The plank in my own eye

It has been said that whenever we point an accusing finger at another person, three other fingers are pointing back at us.

By SHIRO AMWAYI
It has been said that whenever we point an accusing finger at another person, three other fingers are pointing back at us. Jesus Christ put it another way in Luke 6:41-42: “And why do you look at the speck in your brother’s eye, but do not perceive the plank in your own eye? Or how can you say to your brother, ‘Brother, let me remove the speck that is in your eye,’ when you yourself do not see the plank that is in your own eye? Hypocrite! First remove the plank from your own eye, and then you will see clearly to remove the speck that is in your brother’s eye.”

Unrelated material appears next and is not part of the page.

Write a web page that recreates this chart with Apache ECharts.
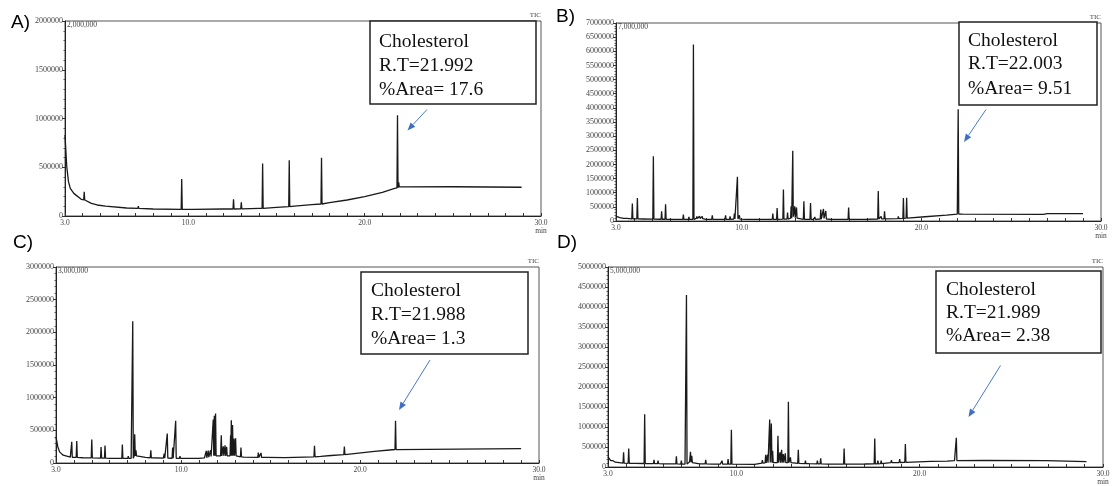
<!DOCTYPE html>
<html>
<head>
<meta charset="utf-8">
<title>GC-MS TIC chromatograms</title>
<script src="https://cdn.jsdelivr.net/npm/echarts@6/dist/echarts.min.js"></script>
<style>
  html, body { margin: 0; padding: 0; background: #fff; }
  #chart { width: 1115px; height: 486px; }
</style>
</head>
<body>
<div id="chart"></div>
<script>
// baseline points: [time (min), intensity]
const aBase = [[3.0, 830000], [3.1, 505000], [3.2, 350000], [3.3, 283000], [3.5, 232000], [3.9, 174000], [4.5, 130000], [5.3, 102000], [6.5, 82000], [8.0, 72000], [10.0, 68000], [12.0, 72000], [14.0, 78000], [15.0, 89000], [16.0, 102000], [17.0, 116000], [18.0, 137000], [19.0, 164000], [20.0, 198000], [21.0, 242000], [21.7, 283000], [22.0, 305000], [22.3, 298000], [25.0, 300000], [28.9, 295000]];
// peaks: [time, top, base]
const aPeaks = [[4.09, 249000, 164000], [4.85, 130000, 113000], [7.16, 102000, 78000], [9.62, 379000, 68000], [10.28, 85000, 68000], [12.56, 171000, 72000], [13.0, 140000, 73000], [14.21, 539000, 78000], [15.72, 573000, 96000], [17.55, 597000, 123000], [21.86, 1034000, 288000], [21.93, 345000, 300000]];

const bBase = [[3.0, 170000], [3.2, 120000], [3.6, 90000], [4.5, 70000], [6.0, 60000], [8.0, 55000], [10.5, 55000], [12.0, 60000], [14.0, 60000], [15.0, 55000], [16.5, 55000], [18.0, 75000], [19.3, 100000], [20.2, 150000], [21.4, 210000], [22.0, 245000], [22.3, 240000], [26.8, 235000], [27.0, 262000], [29.0, 258000]];
const bPeaks = [[3.46, 118000, 95000], [3.91, 615000, 75000], [4.19, 815000, 72000], [5.08, 2290000, 65000], [5.54, 343000, 62000], [5.76, 591000, 62000], [6.15, 118000, 60000], [6.75, 225000, 58000], [7.06, 142000, 58000], [7.31, 6240000, 58000], [7.5, 165000, 90000], [7.65, 170000, 90000], [7.8, 160000, 80000], [8.36, 200000, 55000], [8.78, 83000, 55000], [9.1, 200000, 60000], [9.35, 165000, 60000], [9.59, 260000, 70000], [9.76, 1560000, 70000], [9.87, 200000, 65000], [10.28, 83000, 55000], [11.73, 260000, 60000], [11.97, 461000, 60000], [12.32, 1110000, 65000], [12.55, 296000, 70000], [12.75, 520000, 100000], [12.84, 2480000, 150000], [12.95, 520000, 120000], [13.05, 480000, 100000], [13.46, 697000, 60000], [13.83, 638000, 60000], [14.07, 142000, 60000], [14.4, 402000, 70000], [14.55, 425000, 90000], [14.68, 355000, 70000], [15.95, 473000, 55000], [16.9, 83000, 55000], [17.6, 1060000, 70000], [17.76, 165000, 72000], [17.95, 343000, 75000], [18.72, 165000, 85000], [19.0, 815000, 95000], [19.18, 825000, 100000], [22.05, 3950000, 245000]];

const cBase = [[3.0, 400000], [3.1, 250000], [3.2, 170000], [3.4, 120000], [3.8, 90000], [4.5, 80000], [6.0, 70000], [7.2, 70000], [7.55, 120000], [8.0, 85000], [9.0, 75000], [10.5, 70000], [11.3, 80000], [11.7, 110000], [12.2, 110000], [13.1, 110000], [13.5, 90000], [14.8, 86000], [15.8, 81000], [17.8, 100000], [19.0, 127000], [20.8, 178000], [21.8, 203000], [22.1, 214000], [29.0, 219000]];
const cPeaks = [[3.88, 323000, 88000], [4.16, 338000, 85000], [5.0, 359000, 78000], [5.52, 246000, 75000], [5.74, 267000, 75000], [6.11, 92000, 72000], [6.71, 282000, 70000], [7.04, 103000, 70000], [7.29, 2170000, 72000], [7.4, 441000, 110000], [7.47, 195000, 110000], [8.3, 195000, 80000], [9.05, 144000, 75000], [9.22, 451000, 75000], [9.52, 236000, 73000], [9.69, 646000, 73000], [9.93, 103000, 72000], [10.99, 90000, 72000], [11.4, 185000, 80000], [11.51, 190000, 90000], [11.64, 195000, 100000], [11.79, 667000, 110000], [11.85, 723000, 110000], [11.92, 759000, 110000], [12.24, 426000, 110000], [12.35, 256000, 110000], [12.45, 272000, 110000], [12.54, 246000, 110000], [12.76, 426000, 110000], [12.8, 656000, 110000], [12.87, 580000, 110000], [12.95, 374000, 110000], [13.04, 380000, 110000], [13.34, 236000, 95000], [14.31, 159000, 86000], [14.46, 154000, 86000], [17.45, 265000, 95000], [18.41, 144000, 115000], [18.93, 133000, 125000], [19.12, 250000, 128000], [21.98, 646000, 205000]];

const dBase = [[3.0, 250000], [3.15, 160000], [3.4, 120000], [4.5, 91000], [6.0, 80000], [7.2, 70000], [7.45, 130000], [8.0, 80000], [9.0, 70000], [11.0, 68000], [11.5, 100000], [12.9, 110000], [13.5, 90000], [15.0, 70000], [17.0, 75000], [18.5, 110000], [19.6, 124000], [20.6, 141000], [21.5, 149000], [21.9, 160000], [22.1, 182000], [23.5, 166000], [26.9, 158000], [27.0, 133000], [29.1, 133000]];
const dPeaks = [[3.27, 158000, 130000], [3.85, 365000, 95000], [4.13, 464000, 92000], [5.0, 1320000, 88000], [5.51, 182000, 85000], [5.73, 158000, 83000], [6.09, 116000, 80000], [6.73, 265000, 76000], [7.0, 158000, 72000], [7.28, 4300000, 72000], [7.5, 381000, 120000], [7.57, 282000, 110000], [8.33, 182000, 78000], [8.73, 100000, 74000], [9.09, 116000, 70000], [9.22, 158000, 70000], [9.55, 199000, 70000], [9.73, 929000, 70000], [11.42, 174000, 95000], [11.6, 307000, 105000], [11.7, 307000, 105000], [11.82, 1190000, 110000], [11.91, 1090000, 110000], [11.98, 406000, 110000], [12.27, 779000, 110000], [12.38, 365000, 110000], [12.47, 431000, 110000], [12.56, 323000, 110000], [12.67, 340000, 110000], [12.84, 1630000, 110000], [12.95, 240000, 110000], [13.38, 431000, 92000], [13.77, 158000, 85000], [14.0, 110000, 82000], [14.42, 158000, 78000], [14.6, 216000, 76000], [15.88, 464000, 70000], [17.55, 713000, 78000], [17.72, 158000, 80000], [17.9, 158000, 82000], [18.46, 174000, 108000], [18.91, 199000, 112000], [19.22, 572000, 118000], [22.0, 730000, 160000]];

const yMaxes = [2000000, 7000000, 3000000, 5000000];
const fullScale = ['2,000,000', '7,000,000', '3,000,000', '5,000,000'];
const panelNames = ['A)', 'B)', 'C)', 'D)'];
const rtLabels = ['R.T=21.992', 'R.T=22.003', 'R.T=21.988', 'R.T=21.989'];
const areaLabels = ['%Area= 17.6', '%Area= 9.51', '%Area= 1.3', '%Area= 2.38'];

// layout of the four plots (pixels)
const grids = [
  { left: 65, top: 21, width: 476, height: 195 },
  { left: 616, top: 23, width: 485, height: 198 },
  { left: 56, top: 267, width: 483, height: 196 },
  { left: 608, top: 267, width: 495, height: 201 }
];
const letterPos = [[11, 23], [556, 17], [13, 243], [557, 243]];
const boxes = [
  { x: 370, y: 21, w: 166, h: 83, tx: 379, ty: [42, 65.5, 89.5] },
  { x: 959, y: 22, w: 138, h: 83, tx: 968, ty: [41, 64, 88.5] },
  { x: 361, y: 272, w: 167, h: 82, tx: 371, ty: [290.5, 315, 338.5] },
  { x: 936, y: 271, w: 165, h: 82, tx: 946, ty: [289.5, 312.5, 336] }
];
const arrows = [
  [427, 109.5, 407.5, 130.5],
  [986, 109.5, 964, 142],
  [430, 360, 399, 410],
  [1000.5, 365.5, 968.5, 417]
];

const traces = [[aBase, aPeaks], [bBase, bPeaks], [cBase, cPeaks], [dBase, dPeaks]];

// merge baseline and peak triplets into one sorted line
const buildTrace = (base, peaks) => {
  const pts = base.map(p => [p[0], p[1]]);
  peaks.forEach(p => {
    pts.push([p[0] - 0.03, p[2]], [p[0], p[1]], [p[0] + 0.03, p[2]]);
  });
  return pts.sort((a, b) => a[0] - b[0]);
};

const tickFont = '"Liberation Serif", serif';
const ink = '#1a1a1a';

const arrowGraphic = (x1, y1, x2, y2) => {
  const ang = Math.atan2(y2 - y1, x2 - x1);
  const len = 8, half = 3.2;
  const bx = x2 - len * Math.cos(ang), by = y2 - len * Math.sin(ang);
  const nx = -Math.sin(ang) * half, ny = Math.cos(ang) * half;
  return [
    { type: 'line', shape: { x1: x1, y1: y1, x2: bx, y2: by }, style: { stroke: '#4a78c8', lineWidth: 1 } },
    { type: 'polygon', shape: { points: [[x2, y2], [bx + nx, by + ny], [bx - nx, by - ny]] }, style: { fill: '#3e6fc4' } }
  ];
};

const myChart = echarts.init(document.getElementById('chart'), null, { renderer: 'canvas' });

const graphic = [];
grids.forEach((g, i) => {
  graphic.push({ type: 'text', x: letterPos[i][0], y: letterPos[i][1], style: { text: panelNames[i], font: '19px "Liberation Sans", sans-serif', fill: '#000', verticalAlign: 'middle' } });
  graphic.push({ type: 'text', x: g.left + g.width, y: g.top - 6, style: { text: 'TIC', font: '7px ' + tickFont, fill: '#444', align: 'right', verticalAlign: 'middle' } });
  graphic.push({ type: 'text', x: g.left + 2, y: g.top + 4, style: { text: fullScale[i], font: '7.5px ' + tickFont, fill: '#444', verticalAlign: 'middle' } });
  const b = boxes[i];
  graphic.push({ type: 'rect', shape: { x: b.x, y: b.y, width: b.w, height: b.h }, style: { fill: '#fff', stroke: '#222', lineWidth: 1.5 }, z: 10 });
  ['Cholesterol', rtLabels[i], areaLabels[i]].forEach((t, k) => {
    graphic.push({ type: 'text', x: b.tx, y: b.ty[k], z: 11, style: { text: t, font: '19.5px "Liberation Serif", serif', fill: '#111', verticalAlign: 'middle' } });
  });
  arrowGraphic.apply(null, arrows[i]).forEach(el => { el.z = 12; graphic.push(el); });
});

const option = {
  animation: false,
  grid: grids.map(g => Object.assign({ show: true, borderColor: '#555', borderWidth: 1 }, g)),
  xAxis: grids.map((g, i) => ({
    type: 'value',
    gridIndex: i,
    min: 3,
    max: 30,
    interval: 1,
    axisLine: { lineStyle: { color: '#222', width: 1 } },
    axisTick: { inside: true, length: 3, lineStyle: { color: '#333' } },
    axisLabel: {
      interval: 0,
      showMinLabel: true,
      showMaxLabel: true,
      margin: 3,
      fontFamily: tickFont,
      fontSize: 7.5,
      lineHeight: 8,
      color: '#444',
      formatter: v => (v === 30 ? '30.0\nmin' : (v === 3 || v % 10 === 0) ? v.toFixed(1) : '')
    },
    splitLine: { show: false }
  })),
  yAxis: grids.map((g, i) => ({
    type: 'value',
    gridIndex: i,
    min: 0,
    max: yMaxes[i],
    interval: 500000,
    axisLine: { show: true, lineStyle: { color: '#222', width: 1 } },
    axisTick: { show: true, length: 3, lineStyle: { color: '#333' } },
    minorTick: { show: true, splitNumber: 5, length: 1.5, lineStyle: { color: '#555' } },
    axisLabel: {
      margin: 2,
      fontFamily: tickFont,
      fontSize: 8,
      color: '#444',
      formatter: v => v.toFixed(0)
    },
    splitLine: { show: false }
  })),
  series: traces.map((tr, i) => ({
    type: 'line',
    xAxisIndex: i,
    yAxisIndex: i,
    data: buildTrace(tr[0], tr[1]),
    showSymbol: false,
    symbol: 'none',
    sampling: null,
    lineStyle: { color: ink, width: 1.3 }
  })),
  graphic: graphic
};

myChart.setOption(option);
window.addEventListener('resize', () => myChart.resize());
</script>
</body>
</html>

We don’t like to think of ourselves as complainers, but a closer examination of the conversations we have daily reveals that we are. We complain about the government’s lack of know-how in everything, the bank’s greed, the governor’s incompetence, the school’s policies, the teacher’s narrow-mindedness, the security guard’s stupidity, the landlord’s insensitivity, the neighbour’s parenting mistakes, the house help’s wastefulness…

Until recently, I was a vocal critic of our national leaders and public servants. I actively – and sometimes emotionally – participated in conversations that vilified anything and everything about them. It was no different in the workplace – the bosses, the HR department, “those people in accounts”, the cafeteria food, the guards at the gate, the supervisors, the cleaners… my colleagues and I were always better than all of them, and if we were given a chance, we could show them the best way to do their jobs!
One day, just recently, I got the sense that God was asking me softly: “When have you ever been the president of a nation that you know so much about running one?” My answer, of course, was “never”. I don’t have a clue.

Running my home is more than enough of a challenge.
But God did not stop there: He also started pointing out the planks in my own eye. As long as I had any sort of lack of integrity in my own life, I had absolutely no moral authority to point out the speck in another person’s eye. And neither do you, dear reader. So, before you condemn your boss for being incompetent or your colleague for being less qualified than you, or the company directors for being tribalistic, perhaps you should turn the spotlight on yourself.

If you are careless about paying your bills or school fees for your children, then you lack integrity. If you fail to file your tax returns, you have no right to criticise anyone; if you are having an affair with a married workmate or you have paid a bribe to get your trade licence or avoid arrest; if you are not looking after your family or you are cooking the accounts books; if you are not honouring the working hours you signed on your contract or meeting your sales targets; if you are in the habit of borrowing money and never repaying it, then you have absolutely no authority to point out the speck in another’s eye.

Often, we condemn in others what we would never dream of doing ourselves, forgetting that those we are condemning would never dream of doing the things we do but don’t consider wrong. For instance, a person may condemn an accounts clerk who steals money from the company and wonder how anyone could even think of doing such a thing. But the same person may come late to work daily, which is something that the accounts clerk would never do because she considers it wrong.

If you want your career to start growing, I recommend the first step is to stop complaining about anything. Complaining always takes away from any situation; it creates a deficit and causes all situations to look like problems. Instead, open your eyes to the opportunities that challenges create. Place yourself in the group that thinks about possible solutions. You are more likely to be remembered for solutions than for adding your voice to the complaining. And by the way, have you ever noticed that complaining has never improved a situation or caused it to go away? And especially if you are complaining to your fellow workmates instead of someone who can actually do something about it?

It might help to remember that except for the grace of God, you would not have that job – how many qualified people are out there, jobless? It is not because you are better or worse than them. It is because you have something to contribute in that place at that time. Make the most of that opportunity.

You are not being paid to complain but to help build or improve the organisation. Ideally, you should leave it better than you found it.